• _To be done_
Reproduce each line bearing the word "this".

------------------------------------------------------------------------

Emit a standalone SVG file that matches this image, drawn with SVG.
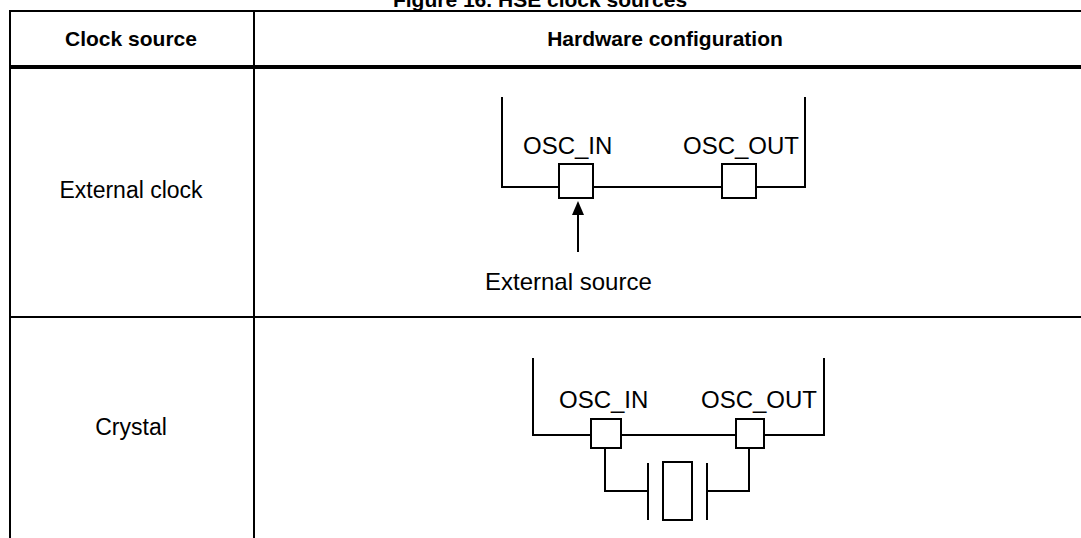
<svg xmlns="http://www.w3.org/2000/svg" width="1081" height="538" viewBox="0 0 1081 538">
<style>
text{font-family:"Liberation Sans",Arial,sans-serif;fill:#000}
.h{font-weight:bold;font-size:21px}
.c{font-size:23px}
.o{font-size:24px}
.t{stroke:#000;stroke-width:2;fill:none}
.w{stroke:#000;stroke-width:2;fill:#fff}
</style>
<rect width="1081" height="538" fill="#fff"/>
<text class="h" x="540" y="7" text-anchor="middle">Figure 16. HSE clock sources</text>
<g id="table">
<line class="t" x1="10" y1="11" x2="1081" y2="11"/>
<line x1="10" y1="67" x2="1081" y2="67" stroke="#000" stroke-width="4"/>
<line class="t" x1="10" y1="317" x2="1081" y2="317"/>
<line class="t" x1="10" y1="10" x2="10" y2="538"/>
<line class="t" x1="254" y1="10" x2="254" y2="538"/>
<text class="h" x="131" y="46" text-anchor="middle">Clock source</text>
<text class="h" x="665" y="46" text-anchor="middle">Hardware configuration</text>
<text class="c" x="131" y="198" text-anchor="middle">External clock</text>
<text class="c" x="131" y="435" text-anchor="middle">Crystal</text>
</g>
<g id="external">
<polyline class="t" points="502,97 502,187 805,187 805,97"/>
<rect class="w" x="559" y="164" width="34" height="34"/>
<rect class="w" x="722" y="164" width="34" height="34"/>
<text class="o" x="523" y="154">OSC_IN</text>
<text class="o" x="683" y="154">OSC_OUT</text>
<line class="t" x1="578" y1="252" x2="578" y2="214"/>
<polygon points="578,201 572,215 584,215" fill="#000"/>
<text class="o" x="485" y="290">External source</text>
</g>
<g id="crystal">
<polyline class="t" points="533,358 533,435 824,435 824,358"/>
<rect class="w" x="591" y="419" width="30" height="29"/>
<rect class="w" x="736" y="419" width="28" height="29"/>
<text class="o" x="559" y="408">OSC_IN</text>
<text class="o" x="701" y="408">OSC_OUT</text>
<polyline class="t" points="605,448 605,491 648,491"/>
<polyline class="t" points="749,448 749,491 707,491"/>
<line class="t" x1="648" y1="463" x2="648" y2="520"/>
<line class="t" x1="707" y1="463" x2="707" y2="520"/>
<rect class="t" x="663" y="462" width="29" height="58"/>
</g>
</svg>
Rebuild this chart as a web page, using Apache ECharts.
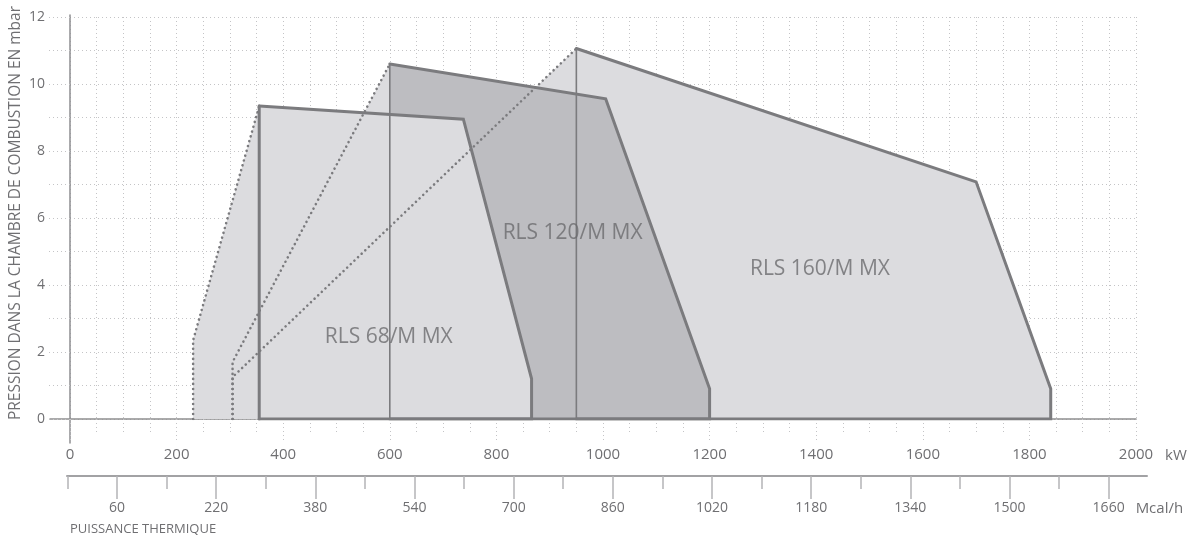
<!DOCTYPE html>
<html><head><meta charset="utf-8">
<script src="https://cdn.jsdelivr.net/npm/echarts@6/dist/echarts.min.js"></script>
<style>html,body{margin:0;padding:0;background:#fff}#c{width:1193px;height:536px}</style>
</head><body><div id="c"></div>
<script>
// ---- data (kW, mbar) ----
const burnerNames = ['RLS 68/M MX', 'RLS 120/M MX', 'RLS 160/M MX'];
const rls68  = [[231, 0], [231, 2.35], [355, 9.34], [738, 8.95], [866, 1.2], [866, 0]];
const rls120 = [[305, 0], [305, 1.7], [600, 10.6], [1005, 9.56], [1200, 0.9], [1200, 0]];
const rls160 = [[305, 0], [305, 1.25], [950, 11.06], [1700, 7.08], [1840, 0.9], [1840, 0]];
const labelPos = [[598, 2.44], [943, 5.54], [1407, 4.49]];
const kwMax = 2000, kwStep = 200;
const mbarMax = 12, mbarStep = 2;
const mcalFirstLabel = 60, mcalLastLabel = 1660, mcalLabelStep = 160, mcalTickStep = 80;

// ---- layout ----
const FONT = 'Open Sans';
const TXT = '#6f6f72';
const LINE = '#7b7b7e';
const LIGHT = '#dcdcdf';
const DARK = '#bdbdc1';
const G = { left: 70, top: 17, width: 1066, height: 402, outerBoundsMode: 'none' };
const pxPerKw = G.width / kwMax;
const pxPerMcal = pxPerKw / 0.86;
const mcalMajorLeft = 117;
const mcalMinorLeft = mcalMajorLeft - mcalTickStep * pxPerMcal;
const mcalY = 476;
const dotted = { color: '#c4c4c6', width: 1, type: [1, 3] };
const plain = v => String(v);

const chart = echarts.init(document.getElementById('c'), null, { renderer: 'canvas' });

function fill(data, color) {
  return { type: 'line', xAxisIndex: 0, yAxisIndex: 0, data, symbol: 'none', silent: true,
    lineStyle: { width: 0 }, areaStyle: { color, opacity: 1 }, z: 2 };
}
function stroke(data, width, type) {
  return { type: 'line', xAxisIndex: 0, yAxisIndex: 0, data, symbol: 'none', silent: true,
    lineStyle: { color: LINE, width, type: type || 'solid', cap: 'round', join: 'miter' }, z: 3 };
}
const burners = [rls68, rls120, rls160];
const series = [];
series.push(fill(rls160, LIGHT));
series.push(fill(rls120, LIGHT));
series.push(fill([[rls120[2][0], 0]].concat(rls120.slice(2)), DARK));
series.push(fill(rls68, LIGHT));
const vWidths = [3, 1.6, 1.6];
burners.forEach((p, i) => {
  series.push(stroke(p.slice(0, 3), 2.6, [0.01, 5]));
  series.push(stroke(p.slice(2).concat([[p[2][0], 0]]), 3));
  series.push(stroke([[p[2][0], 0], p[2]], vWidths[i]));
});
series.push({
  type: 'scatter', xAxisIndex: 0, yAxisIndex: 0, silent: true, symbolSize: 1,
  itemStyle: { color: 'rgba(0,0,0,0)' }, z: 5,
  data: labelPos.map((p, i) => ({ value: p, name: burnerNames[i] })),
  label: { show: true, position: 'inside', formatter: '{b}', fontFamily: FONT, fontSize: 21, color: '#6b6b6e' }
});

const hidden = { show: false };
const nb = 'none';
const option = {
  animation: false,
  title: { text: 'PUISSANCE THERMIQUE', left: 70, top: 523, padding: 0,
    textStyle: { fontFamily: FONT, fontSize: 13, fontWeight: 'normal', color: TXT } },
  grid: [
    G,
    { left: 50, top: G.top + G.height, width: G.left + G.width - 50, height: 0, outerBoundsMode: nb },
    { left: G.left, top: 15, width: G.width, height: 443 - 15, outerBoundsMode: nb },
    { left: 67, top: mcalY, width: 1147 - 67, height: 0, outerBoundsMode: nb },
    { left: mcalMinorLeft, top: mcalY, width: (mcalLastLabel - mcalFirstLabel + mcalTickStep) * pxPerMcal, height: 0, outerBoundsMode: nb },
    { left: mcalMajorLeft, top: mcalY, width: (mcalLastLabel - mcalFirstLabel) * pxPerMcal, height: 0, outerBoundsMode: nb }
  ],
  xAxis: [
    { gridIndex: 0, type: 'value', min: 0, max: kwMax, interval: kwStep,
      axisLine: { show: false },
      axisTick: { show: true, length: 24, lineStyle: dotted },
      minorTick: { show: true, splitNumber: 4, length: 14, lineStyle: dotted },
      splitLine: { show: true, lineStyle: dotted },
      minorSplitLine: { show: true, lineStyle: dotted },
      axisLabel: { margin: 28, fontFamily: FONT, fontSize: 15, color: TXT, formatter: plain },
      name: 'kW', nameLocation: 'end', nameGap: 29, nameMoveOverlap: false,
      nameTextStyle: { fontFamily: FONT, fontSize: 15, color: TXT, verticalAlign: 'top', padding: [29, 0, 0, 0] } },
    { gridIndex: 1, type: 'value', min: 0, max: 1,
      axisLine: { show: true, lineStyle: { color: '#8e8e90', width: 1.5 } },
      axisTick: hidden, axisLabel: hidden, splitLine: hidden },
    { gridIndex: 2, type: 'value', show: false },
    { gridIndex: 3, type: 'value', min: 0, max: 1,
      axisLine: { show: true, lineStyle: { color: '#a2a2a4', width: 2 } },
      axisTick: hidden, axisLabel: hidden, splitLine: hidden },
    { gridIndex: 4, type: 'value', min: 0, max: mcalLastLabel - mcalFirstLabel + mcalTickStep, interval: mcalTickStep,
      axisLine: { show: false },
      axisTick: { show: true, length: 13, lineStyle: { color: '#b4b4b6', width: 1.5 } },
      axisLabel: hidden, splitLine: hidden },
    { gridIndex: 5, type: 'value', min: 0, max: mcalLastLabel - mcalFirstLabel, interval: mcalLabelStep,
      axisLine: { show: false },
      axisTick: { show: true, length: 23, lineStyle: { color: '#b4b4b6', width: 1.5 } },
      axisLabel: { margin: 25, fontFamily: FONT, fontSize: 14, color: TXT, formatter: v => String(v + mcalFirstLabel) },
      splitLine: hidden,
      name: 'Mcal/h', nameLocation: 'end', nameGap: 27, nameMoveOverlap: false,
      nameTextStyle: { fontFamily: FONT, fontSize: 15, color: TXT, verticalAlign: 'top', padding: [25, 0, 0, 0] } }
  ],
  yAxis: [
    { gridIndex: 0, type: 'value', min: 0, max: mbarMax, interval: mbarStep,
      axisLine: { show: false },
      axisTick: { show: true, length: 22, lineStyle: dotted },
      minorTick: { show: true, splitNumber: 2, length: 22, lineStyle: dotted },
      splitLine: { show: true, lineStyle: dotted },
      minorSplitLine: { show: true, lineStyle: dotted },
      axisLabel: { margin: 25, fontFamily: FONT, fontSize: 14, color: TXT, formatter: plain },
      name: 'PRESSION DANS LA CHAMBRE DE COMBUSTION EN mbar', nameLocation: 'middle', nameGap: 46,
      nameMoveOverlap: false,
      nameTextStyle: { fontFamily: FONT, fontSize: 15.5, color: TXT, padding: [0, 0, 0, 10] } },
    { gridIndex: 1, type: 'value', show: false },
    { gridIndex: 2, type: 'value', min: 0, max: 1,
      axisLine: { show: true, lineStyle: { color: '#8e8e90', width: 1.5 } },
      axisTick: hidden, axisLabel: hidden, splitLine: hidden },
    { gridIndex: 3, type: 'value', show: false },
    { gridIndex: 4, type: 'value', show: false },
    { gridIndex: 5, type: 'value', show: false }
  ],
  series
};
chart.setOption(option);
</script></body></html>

------------------------------------------------------------------------

• _Right answer_
Emit a standalone SVG file that matches this image, drawn with SVG.
Rebuild this chart as a web page, using Apache ECharts.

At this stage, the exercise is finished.